O ambientalista conta ainda que, a Estação de Tratamento de Esgoto (ETE) Alegria, foi projetada para tratar 5.000 litros de esgoto por segundo, mas não trata nem 20% porque não foi construído o tronco coletor de esgoto. 

A Baía de Guanabara recebe 18 mil litros de esgoto por segundo. Caso funcionasse na capacidade total, somente a ETE Alegria já teria capacidade de tratar um terço dessa poluição. Ele considera absurdo que a Maré esteja ao lado da ETE Alegria e não tenha ligação com a estação.

Turismo comunitário

Ricardo ressalta que existe um ramo da economia chamado Turismo de Base Comunitária (TBC) ou turismo comunitário, que é uma política pública. “Aqui na Baía de Guanabara existem algumas experiências.
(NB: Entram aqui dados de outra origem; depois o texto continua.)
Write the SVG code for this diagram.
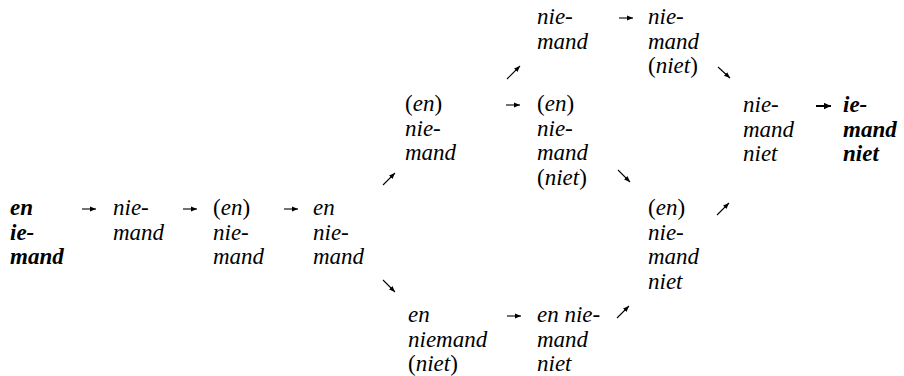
<svg xmlns="http://www.w3.org/2000/svg" width="904" height="376" viewBox="0 0 904 376">
<style>
text{font-family:"Liberation Serif","Times New Roman",serif;font-size:23px;font-style:italic;fill:#000}
.b{font-weight:bold}
.r{font-style:normal}
.c line{stroke:#000;stroke-width:1.1;fill:none}
.c line.k{stroke-width:2}
</style>
<defs>
<marker id="ah" viewBox="0 0 6 6" refX="6" refY="3" markerWidth="6" markerHeight="6" markerUnits="userSpaceOnUse" orient="auto"><path d="M0,0.6 L6,3 L0,5.4 z" fill="#000"/></marker>
<marker id="ahb" viewBox="0 0 7 7" refX="7" refY="3.5" markerWidth="7" markerHeight="7" markerUnits="userSpaceOnUse" orient="auto"><path d="M0,0.3 L7,3.5 L0,6.7 z" fill="#000"/></marker>
</defs>
<g id="n1"><text class="b"><tspan x="10" y="215">en</tspan><tspan x="10" y="239.5">ie-</tspan><tspan x="10" y="264">mand</tspan></text></g>
<g id="n2"><text><tspan x="113" y="215">nie-</tspan><tspan x="113" y="239.5">mand</tspan></text></g>
<g id="n3"><text><tspan x="213" y="215"><tspan class="r">(</tspan>en<tspan class="r">)</tspan></tspan><tspan x="213" y="239.5">nie-</tspan><tspan x="213" y="264">mand</tspan></text></g>
<g id="n4"><text><tspan x="313" y="215">en</tspan><tspan x="313" y="239.5">nie-</tspan><tspan x="313" y="264">mand</tspan></text></g>
<g id="n5"><text><tspan x="405" y="111"><tspan class="r">(</tspan>en<tspan class="r">)</tspan></tspan><tspan x="405" y="135.5">nie-</tspan><tspan x="405" y="160">mand</tspan></text></g>
<g id="n6"><text><tspan x="408" y="322">en</tspan><tspan x="408" y="346.5">niemand</tspan><tspan x="408" y="371"><tspan class="r">(</tspan>niet<tspan class="r">)</tspan></tspan></text></g>
<g id="n7"><text><tspan x="537" y="24">nie-</tspan><tspan x="537" y="48.5">mand</tspan></text></g>
<g id="n8"><text><tspan x="537" y="111"><tspan class="r">(</tspan>en<tspan class="r">)</tspan></tspan><tspan x="537" y="135.5">nie-</tspan><tspan x="537" y="160">mand</tspan><tspan x="537" y="184.5"><tspan class="r">(</tspan>niet<tspan class="r">)</tspan></tspan></text></g>
<g id="n9"><text><tspan x="537" y="322">en nie-</tspan><tspan x="537" y="346.5">mand</tspan><tspan x="537" y="371">niet</tspan></text></g>
<g id="n10"><text><tspan x="648" y="24">nie-</tspan><tspan x="648" y="48.5">mand</tspan><tspan x="648" y="73"><tspan class="r">(</tspan>niet<tspan class="r">)</tspan></tspan></text></g>
<g id="n11"><text><tspan x="648" y="215"><tspan class="r">(</tspan>en<tspan class="r">)</tspan></tspan><tspan x="648" y="239.5">nie-</tspan><tspan x="648" y="264">mand</tspan><tspan x="648" y="288.5">niet</tspan></text></g>
<g id="n12"><text><tspan x="743" y="112">nie-</tspan><tspan x="743" y="136.5">mand</tspan><tspan x="743" y="161">niet</tspan></text></g>
<g id="n13"><text class="b"><tspan x="843" y="112">ie-</tspan><tspan x="843" y="136.5">mand</tspan><tspan x="843" y="161">niet</tspan></text></g>
<g id="connectors" class="c">
<line x1="82" y1="209" x2="96" y2="209" marker-end="url(#ah)"/>
<line x1="183" y1="209" x2="197" y2="209" marker-end="url(#ah)"/>
<line x1="284" y1="209" x2="298" y2="209" marker-end="url(#ah)"/>
<line x1="383" y1="185" x2="395" y2="173" marker-end="url(#ah)"/>
<line x1="383" y1="280" x2="395" y2="292" marker-end="url(#ah)"/>
<line x1="507" y1="79" x2="520" y2="66" marker-end="url(#ah)"/>
<line x1="506" y1="105" x2="520" y2="105" marker-end="url(#ah)"/>
<line x1="507" y1="316" x2="521" y2="316" marker-end="url(#ah)"/>
<line x1="619" y1="18" x2="633" y2="18" marker-end="url(#ah)"/>
<line x1="618" y1="170" x2="630" y2="182" marker-end="url(#ah)"/>
<line x1="617" y1="318" x2="629" y2="306" marker-end="url(#ah)"/>
<line x1="718" y1="67" x2="730" y2="78" marker-end="url(#ah)"/>
<line x1="717" y1="215" x2="729" y2="203" marker-end="url(#ah)"/>
<line class="k" x1="816" y1="106" x2="831" y2="106" marker-end="url(#ahb)"/>
</g>
</svg>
Em Guapimirim houve um curso que formou cerca de 40 pessoas, pescadores, agricultores e caranguejeiros, que além de exercer sua profissão, passaram a ter uma outra atividade econômica”.

A iniciativa é um dos projetos do Baía Viva: o Pescatur, que busca em conjunto com a Trama Ecológica, de Duque de Caxias, e apoio de recursos do Ministério Público Federal, trabalhar em oito municípios da Bahia de Guanabara promovendo o turismo comunitário.

“Estamos fazendo cursos de turismo de base comunitária na forma de educação à distância, com o Comitê Pedagógico do Programa de Pós-Graduação em Ecoturismo e Conservação da Unirio, e o Departamento de Turismo da Uerj. É um programa de extensão que empodera os pescadores, sendo uma alternativa de geração de renda e ao mesmo tempo de valorização dos territórios das populações tradicionais”, explica o ambientalista.

Segundo o Ministério da Pesca e Aquicultura, a pasta busca articular e concretizar políticas públicas para a defesa, promoção e fortalecimento das comunidades pesqueiras artesanais e de seus territórios pesqueiros. Dentre as ações desenvolvidas, para o Ministério, destacam-se: o Programa Jovem Cientista da Pesca Artesanal, o Projeto Santiago, o Programa Boa Maré, o Programa Dos Territórios Pesqueiros Artesanais e a valorização da Cultura Pesqueira Artesanal.